- **Given request**:
Search the listing for the string "this" and copy every line that contains it.

- **Material provided**:
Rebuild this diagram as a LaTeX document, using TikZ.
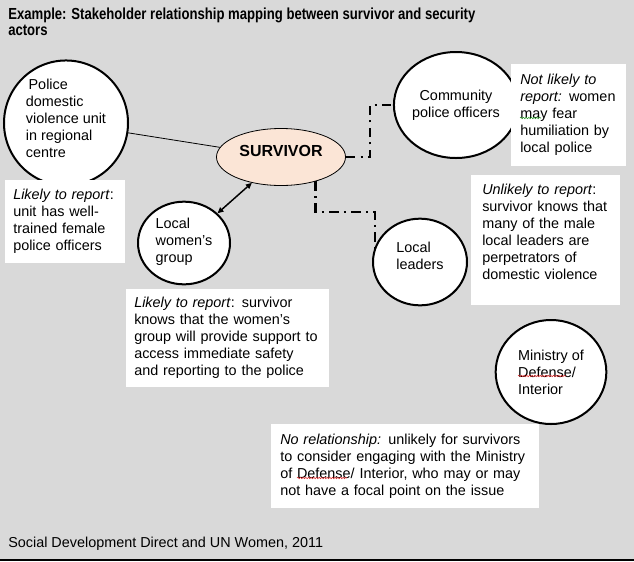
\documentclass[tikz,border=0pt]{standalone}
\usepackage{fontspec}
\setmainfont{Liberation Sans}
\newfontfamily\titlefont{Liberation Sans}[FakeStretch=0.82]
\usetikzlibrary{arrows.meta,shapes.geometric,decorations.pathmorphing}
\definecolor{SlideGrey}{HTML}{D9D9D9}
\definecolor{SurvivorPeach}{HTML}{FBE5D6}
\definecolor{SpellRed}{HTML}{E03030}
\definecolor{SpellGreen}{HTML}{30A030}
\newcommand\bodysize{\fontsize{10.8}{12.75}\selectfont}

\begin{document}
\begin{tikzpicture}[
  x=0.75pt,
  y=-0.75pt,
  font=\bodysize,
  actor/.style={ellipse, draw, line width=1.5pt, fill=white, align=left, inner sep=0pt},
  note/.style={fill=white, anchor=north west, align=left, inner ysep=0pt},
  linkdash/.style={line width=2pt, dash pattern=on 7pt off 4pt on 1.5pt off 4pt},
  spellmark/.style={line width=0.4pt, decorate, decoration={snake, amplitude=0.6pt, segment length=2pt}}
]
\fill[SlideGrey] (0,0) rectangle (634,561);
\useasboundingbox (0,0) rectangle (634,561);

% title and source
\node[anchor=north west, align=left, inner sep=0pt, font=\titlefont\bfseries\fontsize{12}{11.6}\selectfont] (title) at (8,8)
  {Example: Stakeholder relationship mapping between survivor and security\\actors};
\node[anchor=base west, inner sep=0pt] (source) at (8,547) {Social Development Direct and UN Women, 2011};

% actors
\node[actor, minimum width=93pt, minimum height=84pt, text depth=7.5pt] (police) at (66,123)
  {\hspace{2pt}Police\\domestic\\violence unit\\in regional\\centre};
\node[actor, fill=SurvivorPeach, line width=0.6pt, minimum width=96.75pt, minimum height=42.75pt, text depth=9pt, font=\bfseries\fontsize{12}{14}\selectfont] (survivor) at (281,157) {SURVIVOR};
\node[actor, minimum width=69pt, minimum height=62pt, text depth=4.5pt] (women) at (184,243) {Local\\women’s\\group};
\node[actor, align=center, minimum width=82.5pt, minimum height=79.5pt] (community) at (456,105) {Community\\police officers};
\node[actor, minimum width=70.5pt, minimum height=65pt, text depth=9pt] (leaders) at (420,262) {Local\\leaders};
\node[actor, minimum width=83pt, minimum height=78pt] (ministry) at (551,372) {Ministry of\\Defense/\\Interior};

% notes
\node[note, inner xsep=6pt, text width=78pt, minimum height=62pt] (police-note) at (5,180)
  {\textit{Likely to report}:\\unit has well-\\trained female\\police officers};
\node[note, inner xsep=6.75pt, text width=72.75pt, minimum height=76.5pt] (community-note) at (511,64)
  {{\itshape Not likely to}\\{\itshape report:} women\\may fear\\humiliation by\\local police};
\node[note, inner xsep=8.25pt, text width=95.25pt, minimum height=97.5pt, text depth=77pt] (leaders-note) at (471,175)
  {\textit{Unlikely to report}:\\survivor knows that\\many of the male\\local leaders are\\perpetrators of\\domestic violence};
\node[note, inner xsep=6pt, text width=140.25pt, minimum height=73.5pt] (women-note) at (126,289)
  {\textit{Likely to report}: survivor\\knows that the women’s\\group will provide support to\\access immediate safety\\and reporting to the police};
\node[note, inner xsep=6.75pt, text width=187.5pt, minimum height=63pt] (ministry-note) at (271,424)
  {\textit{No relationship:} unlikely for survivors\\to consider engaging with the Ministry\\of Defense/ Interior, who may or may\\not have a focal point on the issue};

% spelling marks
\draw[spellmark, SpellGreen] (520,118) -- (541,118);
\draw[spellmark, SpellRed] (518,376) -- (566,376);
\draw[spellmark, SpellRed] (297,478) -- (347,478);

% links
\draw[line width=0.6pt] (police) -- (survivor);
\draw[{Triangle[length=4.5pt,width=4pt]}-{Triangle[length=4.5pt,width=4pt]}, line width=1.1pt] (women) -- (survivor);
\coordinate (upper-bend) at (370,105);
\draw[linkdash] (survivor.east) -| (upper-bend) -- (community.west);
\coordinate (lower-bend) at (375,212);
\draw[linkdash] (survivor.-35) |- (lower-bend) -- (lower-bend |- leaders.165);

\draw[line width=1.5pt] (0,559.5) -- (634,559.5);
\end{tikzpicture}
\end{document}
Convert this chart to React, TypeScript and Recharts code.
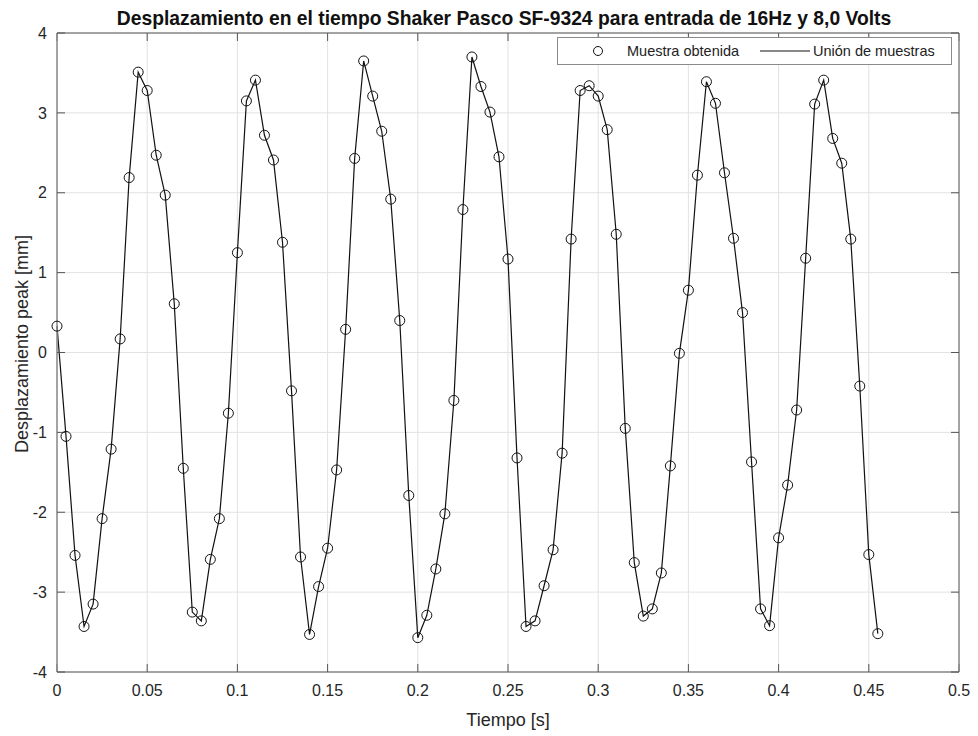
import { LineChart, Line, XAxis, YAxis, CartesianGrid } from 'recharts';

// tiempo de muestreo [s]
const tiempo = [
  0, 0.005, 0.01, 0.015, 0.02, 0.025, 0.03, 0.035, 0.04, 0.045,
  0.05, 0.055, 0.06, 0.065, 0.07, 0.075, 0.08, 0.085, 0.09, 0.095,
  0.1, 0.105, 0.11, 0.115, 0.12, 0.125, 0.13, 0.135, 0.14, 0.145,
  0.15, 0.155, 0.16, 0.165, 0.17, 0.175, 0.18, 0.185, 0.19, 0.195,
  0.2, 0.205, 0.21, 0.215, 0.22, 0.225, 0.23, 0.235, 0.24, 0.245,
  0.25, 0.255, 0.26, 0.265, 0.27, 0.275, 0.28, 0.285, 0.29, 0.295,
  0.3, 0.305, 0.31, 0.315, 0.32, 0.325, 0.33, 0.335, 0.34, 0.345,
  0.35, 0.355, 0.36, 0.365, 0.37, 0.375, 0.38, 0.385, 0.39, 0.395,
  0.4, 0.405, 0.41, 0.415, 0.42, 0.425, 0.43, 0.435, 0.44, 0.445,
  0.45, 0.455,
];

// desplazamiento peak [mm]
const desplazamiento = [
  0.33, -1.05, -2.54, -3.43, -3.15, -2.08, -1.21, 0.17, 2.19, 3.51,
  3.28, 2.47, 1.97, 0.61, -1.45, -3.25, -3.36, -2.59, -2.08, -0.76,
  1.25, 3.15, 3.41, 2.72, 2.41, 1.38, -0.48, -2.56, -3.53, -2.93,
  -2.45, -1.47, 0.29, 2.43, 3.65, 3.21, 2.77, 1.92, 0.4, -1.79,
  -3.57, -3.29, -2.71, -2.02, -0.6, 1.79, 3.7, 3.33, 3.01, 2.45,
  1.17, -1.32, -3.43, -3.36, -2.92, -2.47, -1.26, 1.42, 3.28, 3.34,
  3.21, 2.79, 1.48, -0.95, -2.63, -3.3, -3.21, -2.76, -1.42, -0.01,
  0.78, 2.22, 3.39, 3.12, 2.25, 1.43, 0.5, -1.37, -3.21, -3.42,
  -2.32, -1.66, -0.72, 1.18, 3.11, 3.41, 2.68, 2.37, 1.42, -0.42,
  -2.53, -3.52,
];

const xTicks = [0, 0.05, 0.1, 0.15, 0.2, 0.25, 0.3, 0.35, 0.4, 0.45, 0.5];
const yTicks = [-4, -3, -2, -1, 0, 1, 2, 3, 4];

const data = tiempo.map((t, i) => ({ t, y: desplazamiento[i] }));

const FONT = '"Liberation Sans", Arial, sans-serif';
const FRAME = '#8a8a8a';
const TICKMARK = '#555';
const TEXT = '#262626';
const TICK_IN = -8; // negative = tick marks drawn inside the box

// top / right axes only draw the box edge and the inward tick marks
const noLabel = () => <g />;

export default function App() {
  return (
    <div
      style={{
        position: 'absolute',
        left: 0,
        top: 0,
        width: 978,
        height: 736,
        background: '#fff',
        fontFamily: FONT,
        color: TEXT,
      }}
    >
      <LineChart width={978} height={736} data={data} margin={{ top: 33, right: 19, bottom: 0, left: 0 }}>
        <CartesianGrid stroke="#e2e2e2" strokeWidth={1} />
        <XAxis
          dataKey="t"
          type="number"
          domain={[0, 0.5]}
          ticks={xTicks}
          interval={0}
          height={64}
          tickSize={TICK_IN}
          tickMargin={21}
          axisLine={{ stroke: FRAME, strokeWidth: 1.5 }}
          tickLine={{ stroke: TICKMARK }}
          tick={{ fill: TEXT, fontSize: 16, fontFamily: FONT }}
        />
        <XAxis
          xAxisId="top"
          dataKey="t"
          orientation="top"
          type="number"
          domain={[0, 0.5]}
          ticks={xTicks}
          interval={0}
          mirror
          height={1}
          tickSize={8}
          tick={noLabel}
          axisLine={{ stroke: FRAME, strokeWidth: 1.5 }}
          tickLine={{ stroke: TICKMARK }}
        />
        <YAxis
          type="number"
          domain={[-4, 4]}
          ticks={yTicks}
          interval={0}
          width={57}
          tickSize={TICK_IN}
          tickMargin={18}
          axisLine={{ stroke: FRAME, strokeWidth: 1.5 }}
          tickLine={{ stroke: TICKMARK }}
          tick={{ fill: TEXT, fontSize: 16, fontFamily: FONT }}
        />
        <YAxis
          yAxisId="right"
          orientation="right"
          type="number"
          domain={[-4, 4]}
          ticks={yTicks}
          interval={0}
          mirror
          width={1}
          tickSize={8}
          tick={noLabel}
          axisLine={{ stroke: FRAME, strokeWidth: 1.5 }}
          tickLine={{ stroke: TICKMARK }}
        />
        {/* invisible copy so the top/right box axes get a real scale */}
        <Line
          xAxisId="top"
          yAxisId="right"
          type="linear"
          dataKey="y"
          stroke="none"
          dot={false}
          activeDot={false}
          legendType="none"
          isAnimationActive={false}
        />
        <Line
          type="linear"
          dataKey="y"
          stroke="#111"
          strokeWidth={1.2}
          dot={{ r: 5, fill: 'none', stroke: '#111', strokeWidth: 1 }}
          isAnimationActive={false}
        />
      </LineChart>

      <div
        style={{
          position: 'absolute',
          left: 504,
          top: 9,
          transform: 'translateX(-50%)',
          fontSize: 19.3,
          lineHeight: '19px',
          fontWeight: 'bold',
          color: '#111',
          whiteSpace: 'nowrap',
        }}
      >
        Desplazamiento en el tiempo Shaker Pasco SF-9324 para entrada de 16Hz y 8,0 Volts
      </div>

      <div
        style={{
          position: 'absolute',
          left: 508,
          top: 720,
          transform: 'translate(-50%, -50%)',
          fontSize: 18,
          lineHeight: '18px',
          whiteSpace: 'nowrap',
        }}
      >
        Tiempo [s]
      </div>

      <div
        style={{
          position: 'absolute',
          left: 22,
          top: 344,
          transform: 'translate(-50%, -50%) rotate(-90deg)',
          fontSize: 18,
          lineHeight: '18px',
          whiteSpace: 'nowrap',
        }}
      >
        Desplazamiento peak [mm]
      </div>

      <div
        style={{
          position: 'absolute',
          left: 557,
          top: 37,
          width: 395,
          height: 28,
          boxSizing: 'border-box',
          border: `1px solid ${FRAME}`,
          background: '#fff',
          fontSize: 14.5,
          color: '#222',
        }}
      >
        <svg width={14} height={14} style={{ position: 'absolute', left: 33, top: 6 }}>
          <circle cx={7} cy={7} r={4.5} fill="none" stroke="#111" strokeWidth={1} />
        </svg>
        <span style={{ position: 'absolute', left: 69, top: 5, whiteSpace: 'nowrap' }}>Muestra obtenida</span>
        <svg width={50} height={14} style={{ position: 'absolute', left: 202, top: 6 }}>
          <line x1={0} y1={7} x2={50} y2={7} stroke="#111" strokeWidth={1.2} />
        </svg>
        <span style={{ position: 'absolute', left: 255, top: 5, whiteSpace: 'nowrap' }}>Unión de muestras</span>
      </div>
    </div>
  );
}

- **The output**:
Rebuild this diagram as a LaTeX document, using TikZ.
Convert this chart to React, TypeScript and Recharts code.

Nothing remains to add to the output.